If the protagonist chooses to destroy the throne, Yakumo will be killed by Abdiel and Nuwa mourns for him before leaving. However, if the protagonist decides to uphold Abdiel or Tsukuyomi's ideals, she will act as the penultimate boss next to the throne, having been fused with Yakumo into a Nahobino resembling a massive, human-faced dragon. This is always followed by Lucifer, since he cannot fight the protagonist if he destroys the throne.
If the protagonist sides with her and Yakumo after several requirements are achieved, Nuwa reappears after the protagonist kills Abdiel and tell him that her actual goal was not to merely destroy the throne and instead break the cycle by removing all demonic and Godly influences in the world. After defeating Tsukuyomi, he might then also opt to restore Tokyo back to its normal state devoid of demonic influences. If so, then he has to fight Lucifer and take the throne, barring Tokyo permanently from all Demonic influences and undoing the deaths of all his human classmates. However, he himself manifests as a second entity, watching his human self from afar.
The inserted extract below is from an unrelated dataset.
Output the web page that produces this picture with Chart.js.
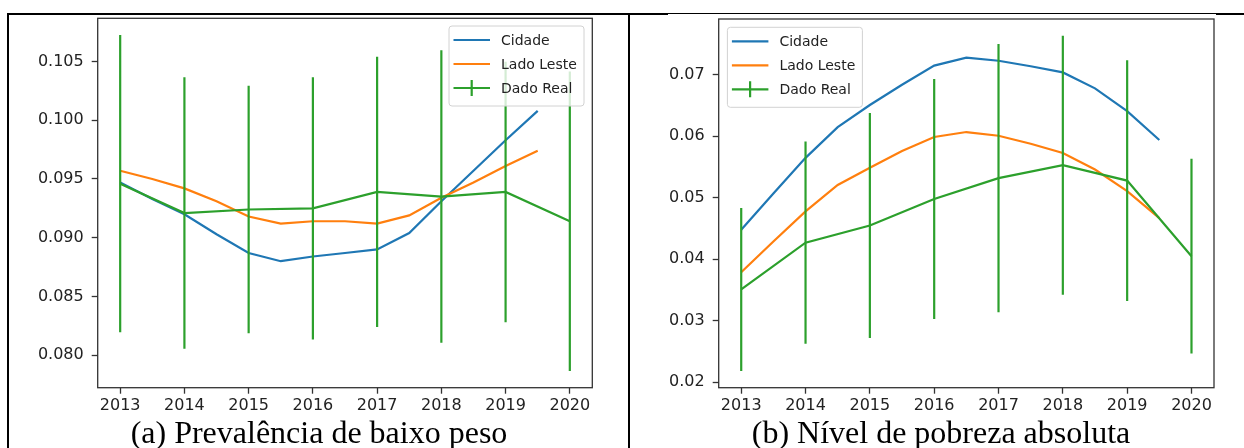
<!DOCTYPE html>
<html><head><meta charset="utf-8">
<script src="https://cdn.jsdelivr.net/npm/chart.js@4.4.0/dist/chart.umd.min.js"></script>
<style>
html,body{margin:0;padding:0;background:#fff;}
body{width:1244px;height:448px;overflow:hidden;position:relative;}
canvas{position:absolute;top:0;}
.ln{position:absolute;background:#000;}
.cap{position:absolute;font-family:"Liberation Serif","Times New Roman",serif;font-size:32px;white-space:nowrap;color:#000;line-height:1;transform:translateX(-50%);}
</style></head>
<body>
<div class="ln" style="left:7px;top:13px;width:661px;height:2px"></div>
<div class="ln" style="left:668px;top:13px;width:548px;height:1px"></div>
<div class="ln" style="left:1216px;top:13px;width:28px;height:2px"></div>
<div class="ln" style="left:7px;top:13px;width:2px;height:435px"></div>
<div class="ln" style="left:628px;top:13px;width:2px;height:435px"></div>
<canvas id="cA" width="620" height="420" style="left:0px"></canvas>
<canvas id="cB" width="624" height="420" style="left:620px"></canvas>
<div class="cap" style="left:319px;top:416px">(a) Prevalência de baixo peso</div>
<div class="cap" style="left:941px;top:416px">(b) Nível de pobreza absoluta</div>
<script>
// ---- data ----
const modelYears = [2013, 2013.5, 2014, 2014.5, 2015, 2015.5, 2016, 2016.5, 2017, 2017.5, 2018, 2018.5, 2019, 2019.5];
const realYears = [2013, 2014, 2015, 2016, 2017, 2018, 2019, 2020];
const xTicks = [2013, 2014, 2015, 2016, 2017, 2018, 2019, 2020];
const legendLabels = ['Cidade', 'Lado Leste', 'Dado Real'];

// (a) Prevalência de baixo peso
const cidadeA = [0.0947, 0.0933, 0.0920, 0.0903, 0.0887, 0.0880, 0.0884, 0.0887, 0.0890, 0.0904, 0.0931, 0.0957, 0.0983, 0.1008];
const ladoA = [0.0957, 0.0950, 0.0942, 0.0931, 0.0918, 0.0912, 0.0914, 0.0914, 0.0912, 0.0919, 0.0934, 0.0947, 0.0961, 0.0974];
const realA = [0.0946, 0.0921, 0.0924, 0.0925, 0.0939, 0.0935, 0.0939, 0.0914];
const errA = [0.01265, 0.01156, 0.01054, 0.01116, 0.0115, 0.01245, 0.01109, 0.01274];
const yTicksA = [0.080, 0.085, 0.090, 0.095, 0.100, 0.105];
const yLabelsA = ['0.080', '0.085', '0.090', '0.095', '0.100', '0.105'];

// (b) Nível de pobreza absoluta
const cidadeB = [0.0448, 0.0507, 0.0565, 0.0615, 0.0651, 0.0684, 0.0715, 0.0728, 0.0723, 0.0714, 0.0704, 0.0678, 0.0641, 0.0594];
const ladoB = [0.0379, 0.0429, 0.0478, 0.0521, 0.0549, 0.0576, 0.0599, 0.0607, 0.0601, 0.0588, 0.0573, 0.0546, 0.0511, 0.0467];
const realB = [0.0351, 0.0427, 0.0455, 0.0498, 0.0532, 0.0553, 0.0528, 0.0405];
const errB = [0.01326, 0.01645, 0.01829, 0.01951, 0.0218, 0.02106, 0.01957, 0.01584];
const yTicksB = [0.02, 0.03, 0.04, 0.05, 0.06, 0.07];
const yLabelsB = ['0.02', '0.03', '0.04', '0.05', '0.06', '0.07'];

// ---- style ----
const BLUE = '#1f77b4', ORANGE = '#ff7f0e', GREEN = '#2ca02c';
Chart.defaults.font.family = '"DejaVu Sans", sans-serif';

const frameLegend = {
  id: 'frameLegend',
  afterDatasetsDraw(chart, args, o) {
    const {ctx, chartArea: a} = chart;
    ctx.save();
    ctx.strokeStyle = '#333';
    ctx.lineWidth = 1.3;
    ctx.strokeRect(a.left, a.top, a.right - a.left, a.bottom - a.top);
    const w = 135, h = 80;
    const bx = o.side === 'right' ? a.right - o.dx - w : a.left + o.dx;
    const by = a.top + o.dy;
    ctx.beginPath();
    ctx.roundRect(bx, by, w, h, 3);
    ctx.fillStyle = 'rgba(255,255,255,0.8)';
    ctx.fill();
    ctx.strokeStyle = '#d2d2d2';
    ctx.lineWidth = 1;
    ctx.stroke();
    const colors = [BLUE, ORANGE, GREEN];
    const rows = [14, 38, 62];
    ctx.font = '14px "DejaVu Sans", sans-serif';
    ctx.textBaseline = 'middle';
    ctx.textAlign = 'left';
    legendLabels.forEach((lab, i) => {
      const yy = by + rows[i];
      ctx.strokeStyle = colors[i];
      ctx.lineWidth = 2.2;
      ctx.beginPath();
      ctx.moveTo(bx + 4.5, yy); ctx.lineTo(bx + 41, yy);
      if (i === 2) { ctx.moveTo(bx + 22.7, yy - 8); ctx.lineTo(bx + 22.7, yy + 8); }
      ctx.stroke();
      ctx.fillStyle = '#222';
      ctx.fillText(lab, bx + 52, yy + 1);
    });
    ctx.restore();
  }
};

function pts(xs, ys) { return xs.map((x, i) => ({x: x, y: ys[i]})); }
function errPts(xs, ys, es) {
  const out = [];
  xs.forEach((x, i) => {
    out.push({x: x, y: ys[i] - es[i]}, {x: x, y: ys[i] + es[i]}, {x: x, y: null});
  });
  return out;
}
function limits(series, real, err) {
  let lo = Infinity, hi = -Infinity;
  series.forEach(s => s.forEach(v => { lo = Math.min(lo, v); hi = Math.max(hi, v); }));
  real.forEach((v, i) => { lo = Math.min(lo, v - err[i]); hi = Math.max(hi, v + err[i]); });
  const m = (hi - lo) * 0.05;
  return [lo - m, hi + m];
}

function makeChart(id, c) {
  const [ymin, ymax] = limits([c.cidade, c.lado], c.real, c.err);
  const lineDs = (label, data, color, order) => ({
    label, data, borderColor: color, backgroundColor: color, borderWidth: 2.2,
    pointRadius: 0, pointHoverRadius: 0, tension: 0, fill: false, order,
    borderCapStyle: 'butt', spanGaps: false
  });
  return new Chart(document.getElementById(id), {
    type: 'line',
    data: {datasets: [
      lineDs('Dado Real', pts(realYears, c.real), GREEN, 1),
      lineDs('Dado Real (erro)', errPts(realYears, c.real, c.err), GREEN, 1),
      lineDs('Lado Leste', pts(modelYears, c.lado), ORANGE, 2),
      lineDs('Cidade', pts(modelYears, c.cidade), BLUE, 3)
    ]},
    options: {
      responsive: false, animation: false, parsing: true,
      layout: {padding: {top: c.padTop, right: c.padRight, left: 0, bottom: 0}},
      plugins: {legend: {display: false}, tooltip: {enabled: false}, frameLegend: c.legend},
      events: [],
      scales: {
        x: {
          type: 'linear', min: 2012.65, max: 2020.35,
          afterBuildTicks: s => { s.ticks = xTicks.map(v => ({value: v})); },
          afterFit: s => { s.height = c.xAxisH; },
          ticks: {callback: v => String(v), color: '#222', font: {size: 16}, padding: 3, maxRotation: 0, autoSkip: false},
          grid: {drawOnChartArea: false, drawTicks: true, tickLength: 6, tickColor: '#333', tickWidth: 1.3},
          border: {display: false}
        },
        y: {
          type: 'linear', min: ymin, max: ymax,
          afterBuildTicks: s => { s.ticks = c.yTicks.map(v => ({value: v})); },
          afterFit: s => { s.width = c.yAxisW; },
          ticks: {callback: (v, i) => c.yLabels[i], color: '#222', font: {size: 16}, padding: 8, autoSkip: false},
          grid: {drawOnChartArea: false, drawTicks: true, tickLength: 6, tickColor: '#333', tickWidth: 1.3},
          border: {display: false}
        }
      }
    },
    plugins: [frameLegend]
  });
}

makeChart('cA', {cidade: cidadeA, lado: ladoA, real: realA, err: errA, yTicks: yTicksA, yLabels: yLabelsA,
  padTop: 18.3, padRight: 27.7, yAxisW: 97.7, xAxisH: 32.3, legend: {side: 'right', dx: 8.3, dy: 7.7}});
makeChart('cB', {cidade: cidadeB, lado: ladoB, real: realB, err: errB, yTicks: yTicksB, yLabels: yLabelsB,
  padTop: 19, padRight: 30, yAxisW: 98.7, xAxisH: 32.3, legend: {side: 'left', dx: 8.7, dy: 8.3}});
</script>
</body></html>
In an interview with Masayuki Doi on Shin Megami Tensei V, he stated that Nuwa was the "most popular demon in the office," as well as that people there love her demeanor and behavior, with some saying she's "almost like a protagonist herself."
Doi states that the clothes she wears are based on a different period of Chinese history. Her dress and headdress resemble those depicted in Court Ladies Wearing Flowered Headdresses (簪花仕女圖), a work of art attributed to Zhou Fang, an artist who worked during the reign of the Tang dynasty (618-907).
While Nuwa was usually described and depicted as partially serpentine in classical sources, she is often depicted with human legs in modern art, for example in the Ping Sien Si temple in Malaysia and in many works of contemporary Chinese popular culture.